**DATA SUPPLIED**
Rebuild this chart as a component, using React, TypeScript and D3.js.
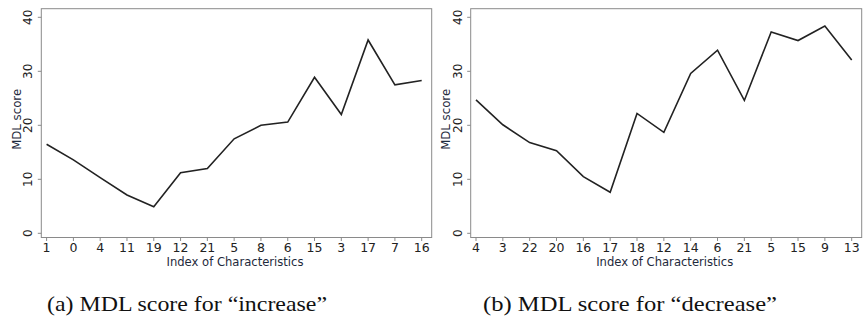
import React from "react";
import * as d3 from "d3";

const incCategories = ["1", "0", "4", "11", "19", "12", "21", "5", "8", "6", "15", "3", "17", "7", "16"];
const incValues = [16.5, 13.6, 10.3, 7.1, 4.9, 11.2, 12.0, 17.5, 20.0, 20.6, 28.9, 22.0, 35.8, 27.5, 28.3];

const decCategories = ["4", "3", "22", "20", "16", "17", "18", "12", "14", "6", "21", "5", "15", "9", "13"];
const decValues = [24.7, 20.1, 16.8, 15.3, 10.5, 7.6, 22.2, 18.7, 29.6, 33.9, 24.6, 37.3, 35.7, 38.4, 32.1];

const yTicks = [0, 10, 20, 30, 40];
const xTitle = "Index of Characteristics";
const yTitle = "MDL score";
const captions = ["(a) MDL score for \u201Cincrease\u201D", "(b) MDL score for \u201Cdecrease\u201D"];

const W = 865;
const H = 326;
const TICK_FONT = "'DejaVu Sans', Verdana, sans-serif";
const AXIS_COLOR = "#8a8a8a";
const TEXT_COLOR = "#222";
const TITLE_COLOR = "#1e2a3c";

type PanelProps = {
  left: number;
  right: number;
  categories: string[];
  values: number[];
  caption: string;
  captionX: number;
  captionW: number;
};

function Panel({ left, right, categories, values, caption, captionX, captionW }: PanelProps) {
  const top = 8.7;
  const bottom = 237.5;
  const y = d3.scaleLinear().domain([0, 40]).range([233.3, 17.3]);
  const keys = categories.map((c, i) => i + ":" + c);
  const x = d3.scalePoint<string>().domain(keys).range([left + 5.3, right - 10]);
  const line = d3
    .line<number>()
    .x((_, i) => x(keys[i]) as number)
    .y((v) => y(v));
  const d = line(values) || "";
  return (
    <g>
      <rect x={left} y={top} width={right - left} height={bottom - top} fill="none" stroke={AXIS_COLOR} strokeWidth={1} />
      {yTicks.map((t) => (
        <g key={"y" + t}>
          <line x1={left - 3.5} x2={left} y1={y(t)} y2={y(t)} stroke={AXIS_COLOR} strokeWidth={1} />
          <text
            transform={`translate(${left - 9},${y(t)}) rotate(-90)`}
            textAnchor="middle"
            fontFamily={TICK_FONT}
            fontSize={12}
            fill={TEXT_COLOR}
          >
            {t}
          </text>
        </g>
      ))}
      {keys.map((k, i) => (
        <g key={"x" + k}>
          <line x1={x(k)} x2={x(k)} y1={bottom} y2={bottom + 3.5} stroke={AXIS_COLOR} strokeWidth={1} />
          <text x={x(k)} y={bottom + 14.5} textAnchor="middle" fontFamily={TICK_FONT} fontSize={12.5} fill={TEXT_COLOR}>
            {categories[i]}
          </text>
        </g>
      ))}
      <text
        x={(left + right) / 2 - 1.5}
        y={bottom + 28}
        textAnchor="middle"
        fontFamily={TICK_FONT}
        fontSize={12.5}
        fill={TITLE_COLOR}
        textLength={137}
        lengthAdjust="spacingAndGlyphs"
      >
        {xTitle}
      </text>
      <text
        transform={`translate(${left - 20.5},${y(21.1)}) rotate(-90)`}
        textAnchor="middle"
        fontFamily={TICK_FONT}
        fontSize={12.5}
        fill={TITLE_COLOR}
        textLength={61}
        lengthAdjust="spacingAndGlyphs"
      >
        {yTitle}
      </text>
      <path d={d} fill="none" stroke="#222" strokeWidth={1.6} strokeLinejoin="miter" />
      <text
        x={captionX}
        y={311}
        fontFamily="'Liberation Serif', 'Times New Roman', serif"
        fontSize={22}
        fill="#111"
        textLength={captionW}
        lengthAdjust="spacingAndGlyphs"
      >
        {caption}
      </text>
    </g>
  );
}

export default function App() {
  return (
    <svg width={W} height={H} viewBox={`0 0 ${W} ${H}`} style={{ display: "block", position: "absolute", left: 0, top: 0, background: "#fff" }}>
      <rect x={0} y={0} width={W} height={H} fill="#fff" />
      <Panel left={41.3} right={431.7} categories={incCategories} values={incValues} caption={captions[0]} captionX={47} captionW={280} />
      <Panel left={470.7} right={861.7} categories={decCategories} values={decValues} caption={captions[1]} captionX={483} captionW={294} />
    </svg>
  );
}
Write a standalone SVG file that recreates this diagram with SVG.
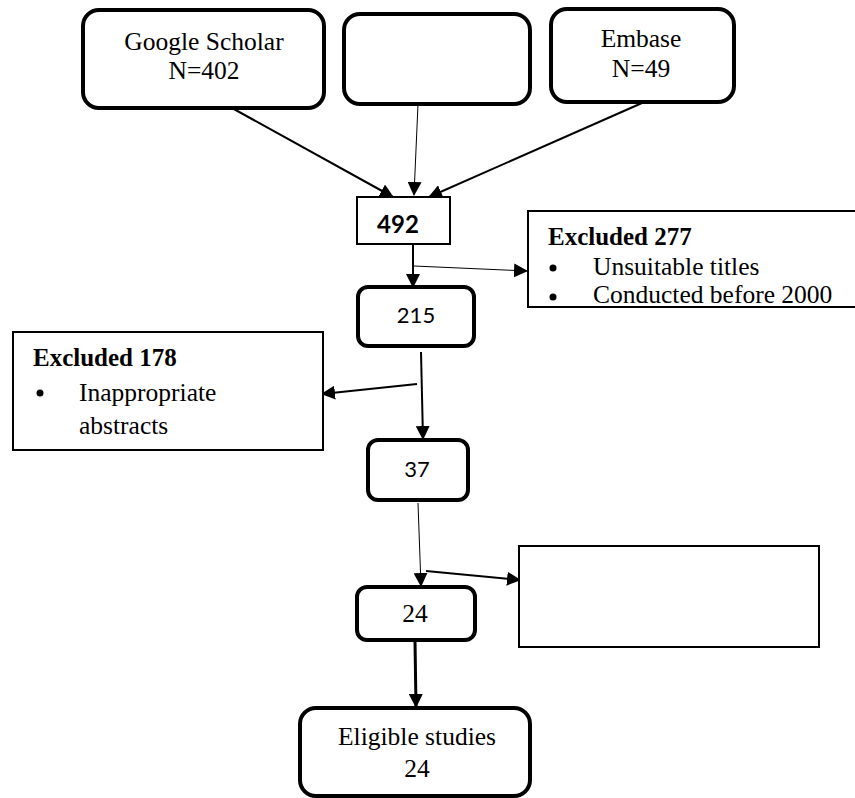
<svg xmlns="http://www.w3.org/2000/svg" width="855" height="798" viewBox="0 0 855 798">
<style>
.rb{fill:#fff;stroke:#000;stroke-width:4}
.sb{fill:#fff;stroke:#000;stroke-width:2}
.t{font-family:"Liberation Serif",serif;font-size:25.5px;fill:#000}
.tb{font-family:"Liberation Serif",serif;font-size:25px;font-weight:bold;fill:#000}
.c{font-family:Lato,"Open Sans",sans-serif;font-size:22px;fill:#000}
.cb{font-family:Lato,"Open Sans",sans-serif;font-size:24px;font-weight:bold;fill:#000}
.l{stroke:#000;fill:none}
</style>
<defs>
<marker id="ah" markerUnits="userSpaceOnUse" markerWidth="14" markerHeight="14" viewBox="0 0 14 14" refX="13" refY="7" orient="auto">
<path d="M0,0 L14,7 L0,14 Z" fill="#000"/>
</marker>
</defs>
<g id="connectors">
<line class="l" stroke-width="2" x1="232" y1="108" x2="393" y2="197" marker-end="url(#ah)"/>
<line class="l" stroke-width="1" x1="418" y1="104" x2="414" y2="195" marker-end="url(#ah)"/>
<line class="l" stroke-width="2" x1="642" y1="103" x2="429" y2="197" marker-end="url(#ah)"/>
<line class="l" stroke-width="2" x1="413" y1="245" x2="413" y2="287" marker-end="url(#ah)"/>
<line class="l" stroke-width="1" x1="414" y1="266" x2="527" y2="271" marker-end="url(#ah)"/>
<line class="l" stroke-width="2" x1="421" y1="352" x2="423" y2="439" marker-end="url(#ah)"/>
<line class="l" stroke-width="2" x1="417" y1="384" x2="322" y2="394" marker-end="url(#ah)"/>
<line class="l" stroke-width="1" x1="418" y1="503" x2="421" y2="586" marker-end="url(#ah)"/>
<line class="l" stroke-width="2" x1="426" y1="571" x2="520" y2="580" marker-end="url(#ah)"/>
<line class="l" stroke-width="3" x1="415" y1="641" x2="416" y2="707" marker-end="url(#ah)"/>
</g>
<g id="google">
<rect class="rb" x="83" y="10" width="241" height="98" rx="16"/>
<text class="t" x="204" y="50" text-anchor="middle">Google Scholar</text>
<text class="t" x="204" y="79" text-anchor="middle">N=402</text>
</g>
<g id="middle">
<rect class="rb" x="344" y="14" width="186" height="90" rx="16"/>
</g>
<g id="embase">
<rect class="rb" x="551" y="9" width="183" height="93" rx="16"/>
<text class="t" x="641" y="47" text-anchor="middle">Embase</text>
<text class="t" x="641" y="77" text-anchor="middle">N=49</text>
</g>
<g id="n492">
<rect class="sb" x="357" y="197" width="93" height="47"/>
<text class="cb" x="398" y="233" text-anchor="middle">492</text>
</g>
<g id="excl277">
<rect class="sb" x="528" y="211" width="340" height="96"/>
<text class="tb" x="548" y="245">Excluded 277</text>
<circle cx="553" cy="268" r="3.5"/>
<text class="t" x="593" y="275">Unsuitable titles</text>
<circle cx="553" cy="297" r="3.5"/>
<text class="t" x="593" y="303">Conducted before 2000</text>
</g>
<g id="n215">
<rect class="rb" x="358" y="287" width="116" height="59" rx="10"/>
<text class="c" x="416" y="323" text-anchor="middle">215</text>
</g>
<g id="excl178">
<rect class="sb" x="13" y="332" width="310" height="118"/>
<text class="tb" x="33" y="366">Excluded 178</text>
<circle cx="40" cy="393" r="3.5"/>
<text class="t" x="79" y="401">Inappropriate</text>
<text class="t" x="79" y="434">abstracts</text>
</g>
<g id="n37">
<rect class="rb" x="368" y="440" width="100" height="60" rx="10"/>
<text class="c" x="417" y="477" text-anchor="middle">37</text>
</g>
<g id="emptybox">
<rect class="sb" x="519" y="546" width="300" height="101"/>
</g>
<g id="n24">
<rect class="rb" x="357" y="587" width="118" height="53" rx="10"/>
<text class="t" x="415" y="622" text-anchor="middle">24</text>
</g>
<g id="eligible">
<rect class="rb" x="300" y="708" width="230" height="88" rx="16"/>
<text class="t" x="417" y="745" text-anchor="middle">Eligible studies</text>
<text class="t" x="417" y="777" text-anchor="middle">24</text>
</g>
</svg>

**WHAT NEEDS TO BE DONE**
Copy the records above from the first line through the line containing "35.8, 27.5, 28.3];", both included, and leave out any pictures.

**RESULT BELOW**
Rebuild this chart as a component, using React, TypeScript and D3.js.
import React from "react";
import * as d3 from "d3";

const incCategories = ["1", "0", "4", "11", "19", "12", "21", "5", "8", "6", "15", "3", "17", "7", "16"];
const incValues = [16.5, 13.6, 10.3, 7.1, 4.9, 11.2, 12.0, 17.5, 20.0, 20.6, 28.9, 22.0, 35.8, 27.5, 28.3];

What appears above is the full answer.